On Fri, 1 Apr 2016 23:34:58 -0500
David Wright <deblis@lionunicorn.co.uk> wrote:

On Fri 01 Apr 2016 at 11:39:29 (+0100), Anthony Campbell wrote:
On 27 Jun 2015, Lisi Reisz wrote:
[snip]


1. Using iplayer with flash involves downloading a file.

2. Wouldn't it be nice if the file could be downloaded, preferably
using a program which is in a package in the Debian archives?

3. Such a package has been mentioned in this thread. It is extensively
   documented at the program's home page and in its manual.

4. The file being downloaded is a .flv. While it is being downloaded it
   is being stored on disk so it can be accessed and viewed. vlc is one
   player which can view .flv files.


[snip]

I know this is an old thread, but I thought it would be worth mentioning
that BBC IPlayer now works without Flash. If you go to the BBC IPlayer
web page it says you can access the programs using HTML5. You just have
to install a cookie to do this. It's still in beta but it works for me,
at least with recent versions of Firefox and Chromium.

I don't think I've ever installed a cookie. How would I do this?

Enable cookies in your browser- in most they are enabled by default. The rest should happen automatically.

Is it one cookie to make the browser entirely HTML5, or is it a
different cookie for every site?

If you are using a relatively modern browser (Midori, Iceweasel, IceCat, Firefox, or Epiphany) it should already support HTML5, and it should be able to stream videos in-browser.

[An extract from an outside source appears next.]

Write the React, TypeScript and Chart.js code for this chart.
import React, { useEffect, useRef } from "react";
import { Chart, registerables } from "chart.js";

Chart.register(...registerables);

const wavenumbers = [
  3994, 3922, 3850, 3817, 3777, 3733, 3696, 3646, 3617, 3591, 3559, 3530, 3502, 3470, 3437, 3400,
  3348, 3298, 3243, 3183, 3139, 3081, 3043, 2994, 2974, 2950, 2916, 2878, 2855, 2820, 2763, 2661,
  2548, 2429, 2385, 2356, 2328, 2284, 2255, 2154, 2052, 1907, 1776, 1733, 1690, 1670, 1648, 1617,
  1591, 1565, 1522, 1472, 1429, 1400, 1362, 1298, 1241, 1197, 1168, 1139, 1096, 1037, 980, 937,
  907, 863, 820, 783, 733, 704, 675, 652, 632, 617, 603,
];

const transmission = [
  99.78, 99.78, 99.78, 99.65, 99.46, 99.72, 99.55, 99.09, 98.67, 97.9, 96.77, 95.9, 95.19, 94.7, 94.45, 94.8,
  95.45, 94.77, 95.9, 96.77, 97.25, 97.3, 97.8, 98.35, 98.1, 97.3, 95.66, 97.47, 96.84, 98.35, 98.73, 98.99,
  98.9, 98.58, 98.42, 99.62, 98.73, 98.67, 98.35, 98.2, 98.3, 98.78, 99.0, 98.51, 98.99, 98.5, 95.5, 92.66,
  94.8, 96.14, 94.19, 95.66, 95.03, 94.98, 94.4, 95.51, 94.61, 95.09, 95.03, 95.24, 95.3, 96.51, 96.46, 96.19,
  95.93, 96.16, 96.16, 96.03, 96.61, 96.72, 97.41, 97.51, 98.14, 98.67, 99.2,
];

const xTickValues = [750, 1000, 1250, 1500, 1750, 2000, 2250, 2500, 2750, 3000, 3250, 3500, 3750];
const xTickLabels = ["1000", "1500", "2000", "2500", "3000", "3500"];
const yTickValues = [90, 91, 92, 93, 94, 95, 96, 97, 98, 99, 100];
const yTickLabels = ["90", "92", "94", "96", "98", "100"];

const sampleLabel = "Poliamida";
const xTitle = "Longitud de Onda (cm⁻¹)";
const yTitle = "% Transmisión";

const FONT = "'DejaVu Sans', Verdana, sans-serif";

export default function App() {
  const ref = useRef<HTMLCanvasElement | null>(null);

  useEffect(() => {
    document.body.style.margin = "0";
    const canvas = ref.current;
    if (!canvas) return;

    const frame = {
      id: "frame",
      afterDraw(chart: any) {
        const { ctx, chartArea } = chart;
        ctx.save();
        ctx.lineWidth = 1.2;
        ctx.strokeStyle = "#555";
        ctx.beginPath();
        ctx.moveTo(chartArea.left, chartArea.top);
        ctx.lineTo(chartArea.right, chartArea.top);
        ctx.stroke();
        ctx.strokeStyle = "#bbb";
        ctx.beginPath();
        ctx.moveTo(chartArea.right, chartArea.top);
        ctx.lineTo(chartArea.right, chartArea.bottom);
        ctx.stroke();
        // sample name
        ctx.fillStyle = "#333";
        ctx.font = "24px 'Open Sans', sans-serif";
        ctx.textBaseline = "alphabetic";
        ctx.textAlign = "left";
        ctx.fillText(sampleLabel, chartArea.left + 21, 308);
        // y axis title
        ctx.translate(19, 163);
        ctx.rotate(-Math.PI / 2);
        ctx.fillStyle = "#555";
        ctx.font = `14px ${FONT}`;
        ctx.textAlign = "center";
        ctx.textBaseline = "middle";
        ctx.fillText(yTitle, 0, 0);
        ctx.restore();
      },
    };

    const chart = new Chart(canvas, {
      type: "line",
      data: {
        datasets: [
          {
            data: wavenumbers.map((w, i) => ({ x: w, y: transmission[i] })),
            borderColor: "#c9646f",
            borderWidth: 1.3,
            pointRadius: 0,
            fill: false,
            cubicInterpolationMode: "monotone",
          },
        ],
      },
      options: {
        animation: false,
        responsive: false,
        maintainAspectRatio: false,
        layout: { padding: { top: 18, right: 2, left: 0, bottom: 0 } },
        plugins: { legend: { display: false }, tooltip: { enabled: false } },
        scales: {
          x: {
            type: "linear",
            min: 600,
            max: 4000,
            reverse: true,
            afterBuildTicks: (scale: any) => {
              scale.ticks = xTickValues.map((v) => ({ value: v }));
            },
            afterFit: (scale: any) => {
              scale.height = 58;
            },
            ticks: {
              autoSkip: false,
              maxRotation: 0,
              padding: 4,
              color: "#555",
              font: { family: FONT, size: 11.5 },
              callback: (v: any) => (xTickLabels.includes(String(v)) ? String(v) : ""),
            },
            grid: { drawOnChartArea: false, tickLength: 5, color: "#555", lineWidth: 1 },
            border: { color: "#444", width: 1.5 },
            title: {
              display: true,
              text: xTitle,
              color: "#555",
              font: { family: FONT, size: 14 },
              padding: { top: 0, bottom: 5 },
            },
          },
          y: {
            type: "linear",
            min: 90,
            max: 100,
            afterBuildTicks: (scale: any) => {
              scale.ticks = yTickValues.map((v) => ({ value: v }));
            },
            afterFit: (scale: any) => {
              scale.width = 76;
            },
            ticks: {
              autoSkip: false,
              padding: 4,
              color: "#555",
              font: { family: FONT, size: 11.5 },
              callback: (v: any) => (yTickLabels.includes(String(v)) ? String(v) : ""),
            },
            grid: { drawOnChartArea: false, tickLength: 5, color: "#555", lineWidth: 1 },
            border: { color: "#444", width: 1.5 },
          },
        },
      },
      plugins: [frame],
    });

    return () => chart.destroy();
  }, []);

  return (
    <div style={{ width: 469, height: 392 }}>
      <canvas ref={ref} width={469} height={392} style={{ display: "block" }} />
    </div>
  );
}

In this particular use-case (the BBC website) they should be able to detect that you aren't using Flash and offer you an HTML5 video instead. If this doesn't happen automatically, usually websites which support both will offer you a link ("Use HTML5 player instead" or something to that effect).

Would I know that a movie was being played with HTML5 as opposed to flash?

Yes. The HTML5 player has a unique look. Just open this file in your web browser:

http://audio-video.gnu.org/video/short--undated--rms--free-software-four-freedoms.ogv

and play it. If it plays successfully, then your browser supports HTML5 video, and you will now know what HTML5 looks like.

It is vastly superior to Flash both functionally and ethically.

When flash streams a movie, a copy is downloaded somewhere on my
disk. One beneficial effect of this is that if I click the slider to
an earlier point in the movie, the player plays instantly from that
point, without a wait for buffering. Is that the same with HTML5,
or is it truly streaming (with no local copy on the disk)?

I'm not sure about this. Just because moving to an earlier point in the stream resumes from that point instantly does not necessarily mean that flash is downloading a local copy- I'm pretty sure flash just keeps the entire stream in RAM, just like HTML5.

Either way, HTML5 does this too- you can instantly resume from an already-buffered point.

Is it easy to revert to flash if I don't like HTML5?

Re-installing the flash plugin should work fine- simply uninstall gnash (or whatever you used as your flash plugin), try out the web in HTLM5 sans flash, and then re-install gnash if you don't like it.

I think you'll be pleasantly surprised. Very little of the web requires Flash these days.